Republicans in both the House and Senate have called for a second Special Counsel to be appointed to look into this. They have argued that IG Horowitz will not have the ability to subpoena people in other agencies or to question those who have left the DOJ. That means people like James Comey and Andrew McCabe would be beyond his reach. A letter sent to AG Sessions by Rep. Goodlatte and Rep. Gowdy earlier this month said in part:

Because the decisions of both former and current Department of Justice and FBI officials are at issue, we do not believe the Department of Justice is capable of investigating and evaluating these fact patterns in a fashion likely to garner public confidence. In addition, while we have confidence in the Inspector General for the Department of Justice, the DOJ IG does not have the authority to investigate other governmental entities or former employees of the Department, the Bureau, or other agencies.

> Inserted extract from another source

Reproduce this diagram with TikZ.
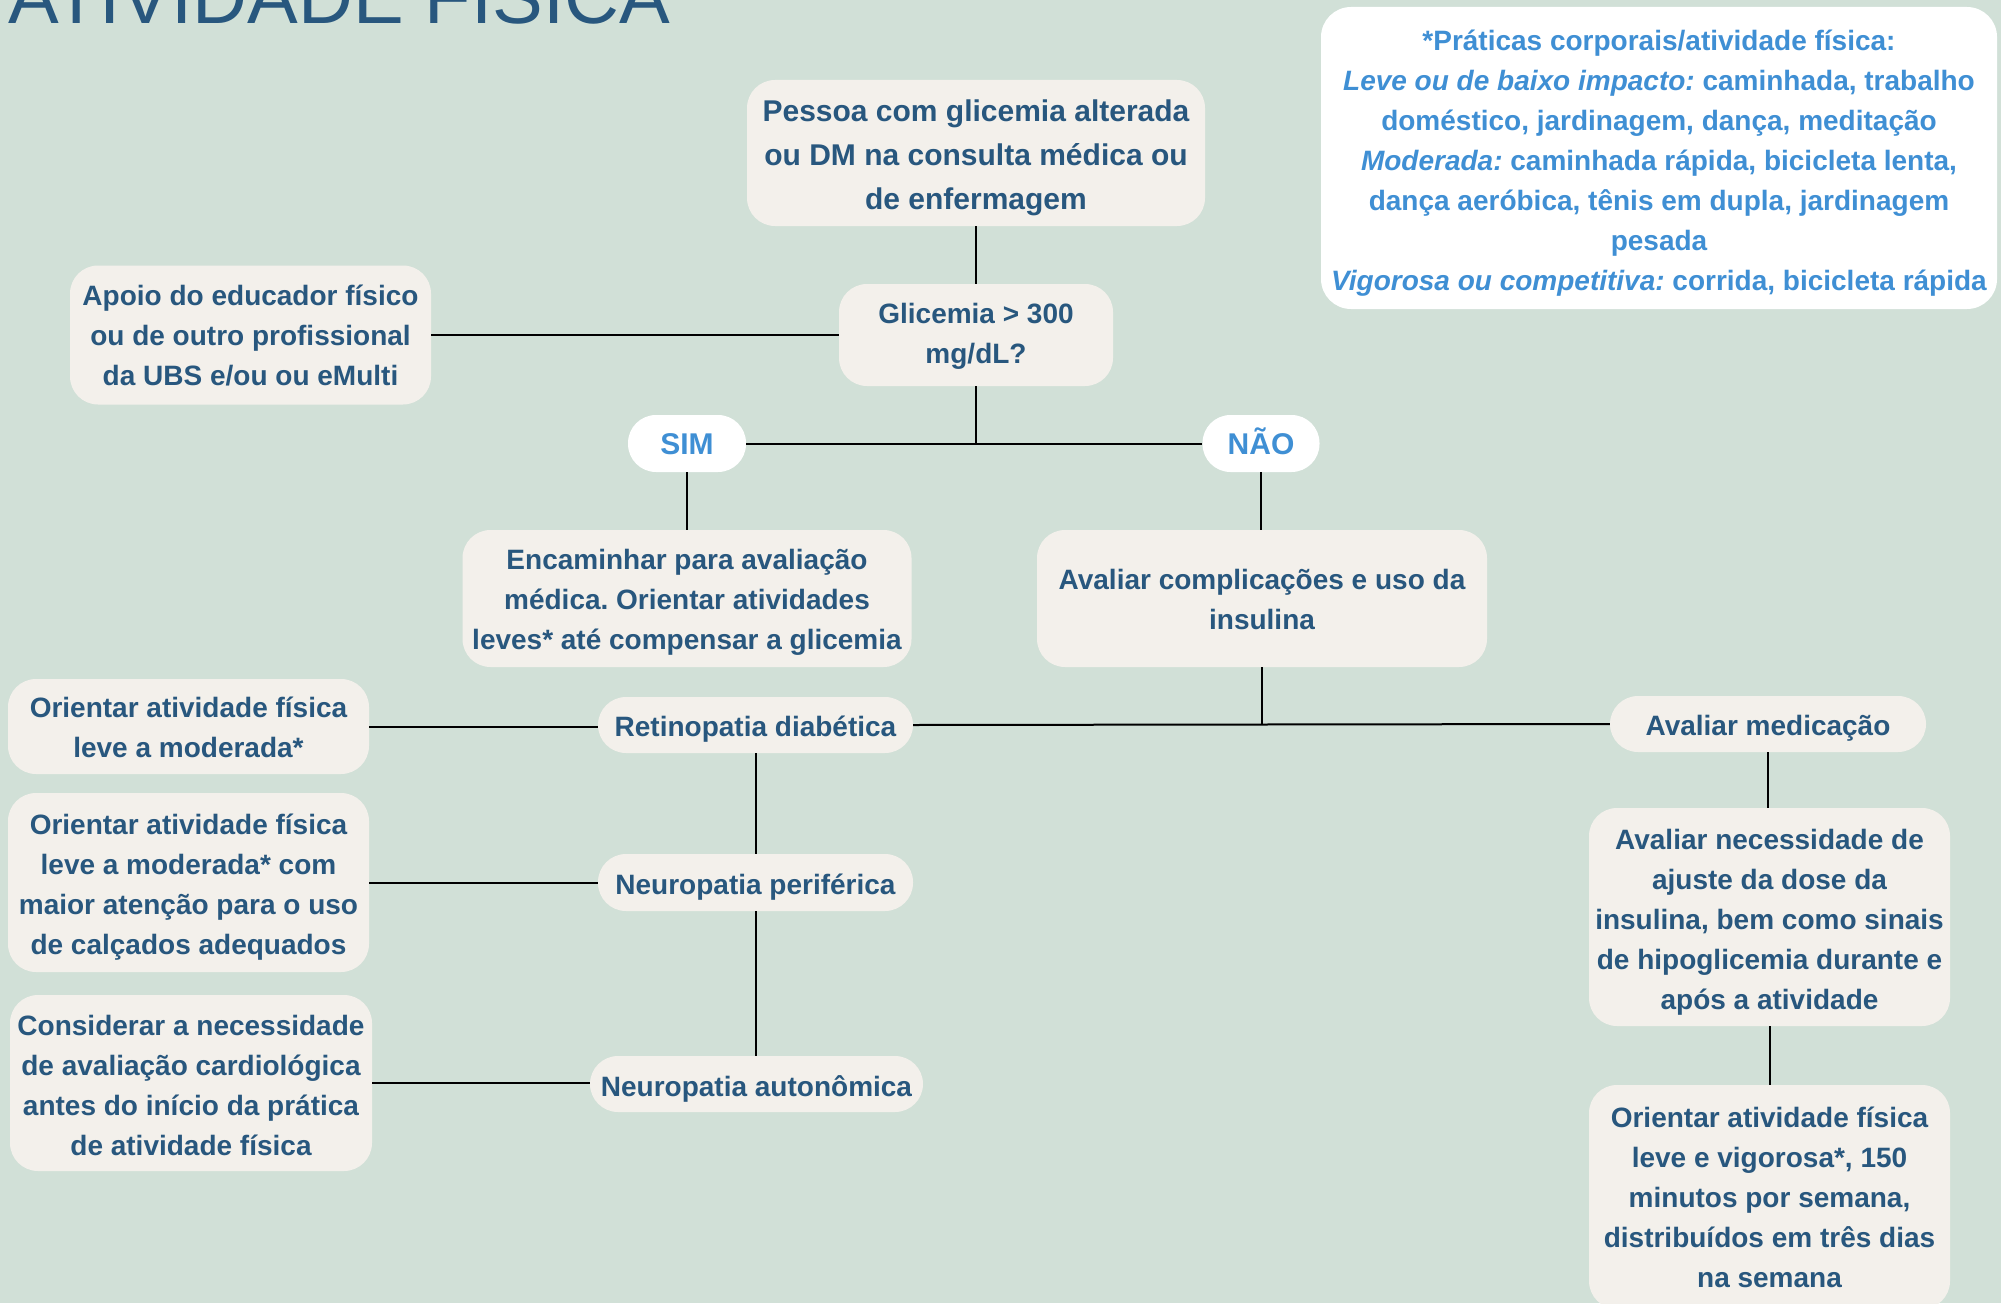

I’m not seeing any response to this yet from Reps. Gowdy or Goodlatte. I’ll try to update this post if they issue a response anytime this evening.

Update: Here’s the response from Rep. Goodlatte, Chairman of the House Judiciary Committee:

“I welcome the announcement from the Inspector General’s office that it will investigate potential abuses of the Foreign Intelligence Surveillance Act and use of political opposition research to obtain a warrant to surveil a U.S. person. However, this is not a substitute for a Special Counsel to investigate this and other matters, including decisions made and not made by the Justice Department in 2016 and 2017, and evidence of bias by DOJ and FBI employees in charging decisions. For instance, the IG’s office does not have authority to compel witness interviews, including from past employees, so its investigation will be limited in scope in comparison to a Special Counsel investigation. The American people demand that the intelligence community, law enforcement, and the courts operate fairly and impartially, and a Special Counsel should be named expeditiously to determine whether these institutions lived up to their expected standards.”

Still no response from Rep. Gowdy, Rep. Scalise, or Rep. McCarthy.